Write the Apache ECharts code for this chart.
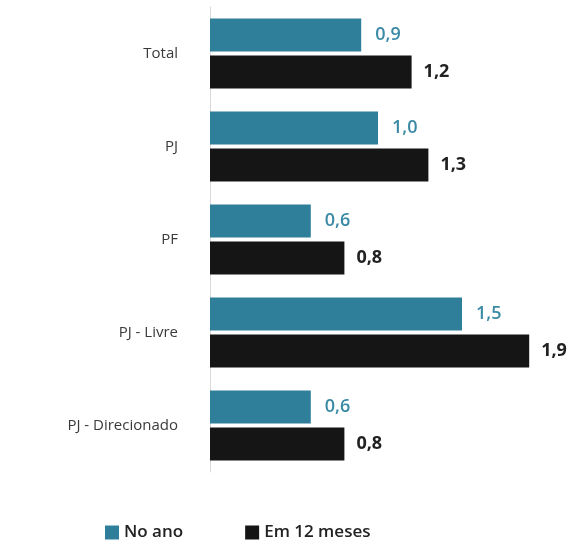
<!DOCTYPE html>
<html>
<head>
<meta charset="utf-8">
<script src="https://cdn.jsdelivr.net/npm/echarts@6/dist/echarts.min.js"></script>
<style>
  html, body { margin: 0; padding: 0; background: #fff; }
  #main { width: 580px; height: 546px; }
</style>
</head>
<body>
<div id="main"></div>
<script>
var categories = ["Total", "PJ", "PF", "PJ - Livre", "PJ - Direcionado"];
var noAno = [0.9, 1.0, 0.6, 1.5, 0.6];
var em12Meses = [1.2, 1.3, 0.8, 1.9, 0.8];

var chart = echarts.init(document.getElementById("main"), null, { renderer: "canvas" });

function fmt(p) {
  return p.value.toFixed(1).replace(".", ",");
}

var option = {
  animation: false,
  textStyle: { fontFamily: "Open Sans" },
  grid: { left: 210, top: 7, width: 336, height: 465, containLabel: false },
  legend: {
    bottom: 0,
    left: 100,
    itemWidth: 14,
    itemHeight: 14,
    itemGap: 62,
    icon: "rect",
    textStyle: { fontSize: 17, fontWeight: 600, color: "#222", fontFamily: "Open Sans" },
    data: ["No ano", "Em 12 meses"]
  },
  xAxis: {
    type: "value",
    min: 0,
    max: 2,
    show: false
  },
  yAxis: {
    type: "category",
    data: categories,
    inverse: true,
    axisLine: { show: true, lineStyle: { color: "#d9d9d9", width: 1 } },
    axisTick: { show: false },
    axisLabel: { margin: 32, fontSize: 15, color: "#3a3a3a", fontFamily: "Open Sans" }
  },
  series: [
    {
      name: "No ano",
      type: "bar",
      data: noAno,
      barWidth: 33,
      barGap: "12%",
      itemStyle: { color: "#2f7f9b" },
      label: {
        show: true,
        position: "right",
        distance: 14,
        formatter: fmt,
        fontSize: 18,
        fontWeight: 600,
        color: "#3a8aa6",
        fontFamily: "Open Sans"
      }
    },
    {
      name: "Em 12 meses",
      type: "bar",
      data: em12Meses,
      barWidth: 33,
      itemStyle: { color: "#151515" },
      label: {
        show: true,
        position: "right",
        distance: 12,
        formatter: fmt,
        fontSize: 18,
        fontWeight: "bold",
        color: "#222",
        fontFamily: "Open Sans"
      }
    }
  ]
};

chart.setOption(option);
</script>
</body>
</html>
* * * * * * *
What this task involves
All of the material above is to be copied exactly, except for its images.

Written solution
Write the Apache ECharts code for this chart.
<!DOCTYPE html>
<html>
<head>
<meta charset="utf-8">
<script src="https://cdn.jsdelivr.net/npm/echarts@6/dist/echarts.min.js"></script>
<style>
  html, body { margin: 0; padding: 0; background: #fff; }
  #main { width: 580px; height: 546px; }
</style>
</head>
<body>
<div id="main"></div>
<script>
var categories = ["Total", "PJ", "PF", "PJ - Livre", "PJ - Direcionado"];
var noAno = [0.9, 1.0, 0.6, 1.5, 0.6];
var em12Meses = [1.2, 1.3, 0.8, 1.9, 0.8];

var chart = echarts.init(document.getElementById("main"), null, { renderer: "canvas" });

function fmt(p) {
  return p.value.toFixed(1).replace(".", ",");
}

var option = {
  animation: false,
  textStyle: { fontFamily: "Open Sans" },
  grid: { left: 210, top: 7, width: 336, height: 465, containLabel: false },
  legend: {
    bottom: 0,
    left: 100,
    itemWidth: 14,
    itemHeight: 14,
    itemGap: 62,
    icon: "rect",
    textStyle: { fontSize: 17, fontWeight: 600, color: "#222", fontFamily: "Open Sans" },
    data: ["No ano", "Em 12 meses"]
  },
  xAxis: {
    type: "value",
    min: 0,
    max: 2,
    show: false
  },
  yAxis: {
    type: "category",
    data: categories,
    inverse: true,
    axisLine: { show: true, lineStyle: { color: "#d9d9d9", width: 1 } },
    axisTick: { show: false },
    axisLabel: { margin: 32, fontSize: 15, color: "#3a3a3a", fontFamily: "Open Sans" }
  },
  series: [
    {
      name: "No ano",
      type: "bar",
      data: noAno,
      barWidth: 33,
      barGap: "12%",
      itemStyle: { color: "#2f7f9b" },
      label: {
        show: true,
        position: "right",
        distance: 14,
        formatter: fmt,
        fontSize: 18,
        fontWeight: 600,
        color: "#3a8aa6",
        fontFamily: "Open Sans"
      }
    },
    {
      name: "Em 12 meses",
      type: "bar",
      data: em12Meses,
      barWidth: 33,
      itemStyle: { color: "#151515" },
      label: {
        show: true,
        position: "right",
        distance: 12,
        formatter: fmt,
        fontSize: 18,
        fontWeight: "bold",
        color: "#222",
        fontFamily: "Open Sans"
      }
    }
  ]
};

chart.setOption(option);
</script>
</body>
</html>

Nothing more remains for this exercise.